Reading the Ice: a review of 'Dreamer', Akim Aliu's inspiring debut graphic novel memoir

11:00 AM EST
min - read
Gary Mok
11:00 AM EST
min - read

Around the midway point of Akim Aliu’s graphic novel memoir Dreamer, written with Greg Anderson Elysée, a teenage Aliu skates forward with his head down, focused on the puck, until an opponent flashes by and stuns Aliu into breaking the fourth wall.

“Whoa! Did you guys just see what I saw?!” he exclaims to the reader.

The opposing skater is Aaron Atwell, a fellow Black Canadian hockey player who would quickly grow close to Aliu and become one of his best friends.

In a sport that has proven unkind to players who look like them, they at least have each other.

A recurring theme in Aliu’s memoir is the importance of finding your people — those individuals you can trust and who return that trust with unwavering support. The book is marketed to youths aged 8-to-12 but has value to any burgeoning or long-time hockey fan of any age.

Dreamer recounts many of Aliu’s experiences from his perspective, in a similar style to his May 2020 essay for The Players’ Tribune titled “Hockey Is Not for Everyone.”

In Dreamer,  Akim Aliu talks about his journey and what he had to deal with. (Photos submitted by Akim Aliu, credit to CBC)

Many words from his 2020 essay are embedded within this memoir along with evocative illustrations by Karen De la Vega. The on-ice scenes are rendered beautifully, one early montage of Aliu learning to skate at Trinity Bellwoods Park particularly standing out.

Dreamer is incredibly impressive at crafting the off-ice moments, especially ones involving racist incidents experienced by Aliu and his family. The illustrations help bring the words to life by creating the creeping sense of dread and, ultimately, defiance in the face of oppressive systems.

The constant oppression Aliu was subject to comes up time and time again, in new but also familiar ways, and the reader can witness Aliu’s mental and physical growth. He was just a kid who once dreamed of nothing more than owning an Eric Lindros jersey and playing in the NHL.

But dreams change.

Without completely spoiling the book, Aliu eventually pushes back on the wisdom granted from one of those closest to him in order to chase something more.

Through his search, readers of Dreamer are offered even more than they probably signed up for. There is educational value in learning about the injustices that Aliu faced coming up through hockey.
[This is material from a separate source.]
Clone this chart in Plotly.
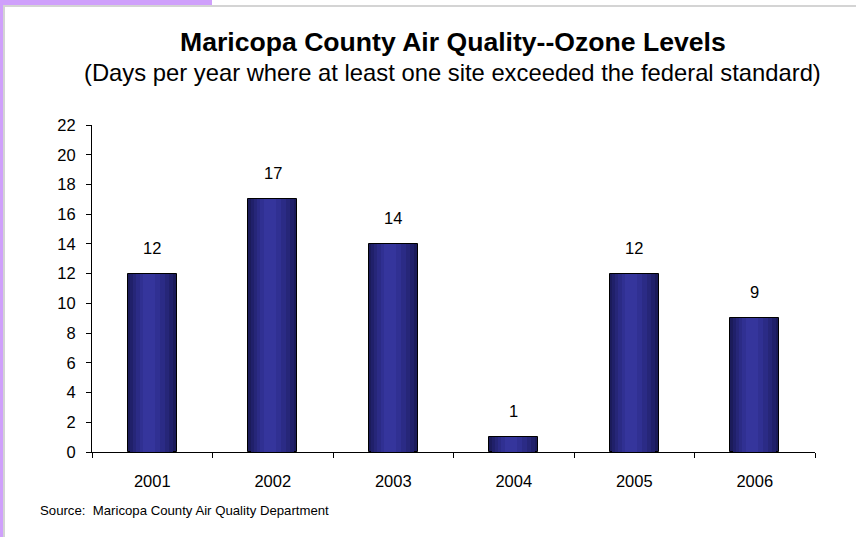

It’s also valuable for young people to see the payoff of being persistent in pursuing your dreams.

It’s important to have dreams and it’s of equal importance to apply determination and doggedness to pursue them. But in Dreamer, Aliu also shows the value of self-reflection, and how individuals need to be open to growing their dreams just as they grow themselves.

Aliu went from completing one dream of making it to the NHL to later co-founding the Hockey Diversity Alliance. More recently, he spoke out about systemic barriers and questionable practices about purchases of teams in the Greater Toronto Hockey League. His work continues; his dream continues to grow.

Within both the book and The Players’ Tribune essay, Aliu notes how the existing systems in hockey work to maintain the status quo, to eliminate differences wherever possible.

“They will pummel you mercilessly until you break, or until you give in, whichever comes first,” he says.

Aliu didn’t end up breaking nor giving in. This memoir is an inspiring record of his relentless commitment to hockey. 

It’s also a continuation of his ever-expanding dream.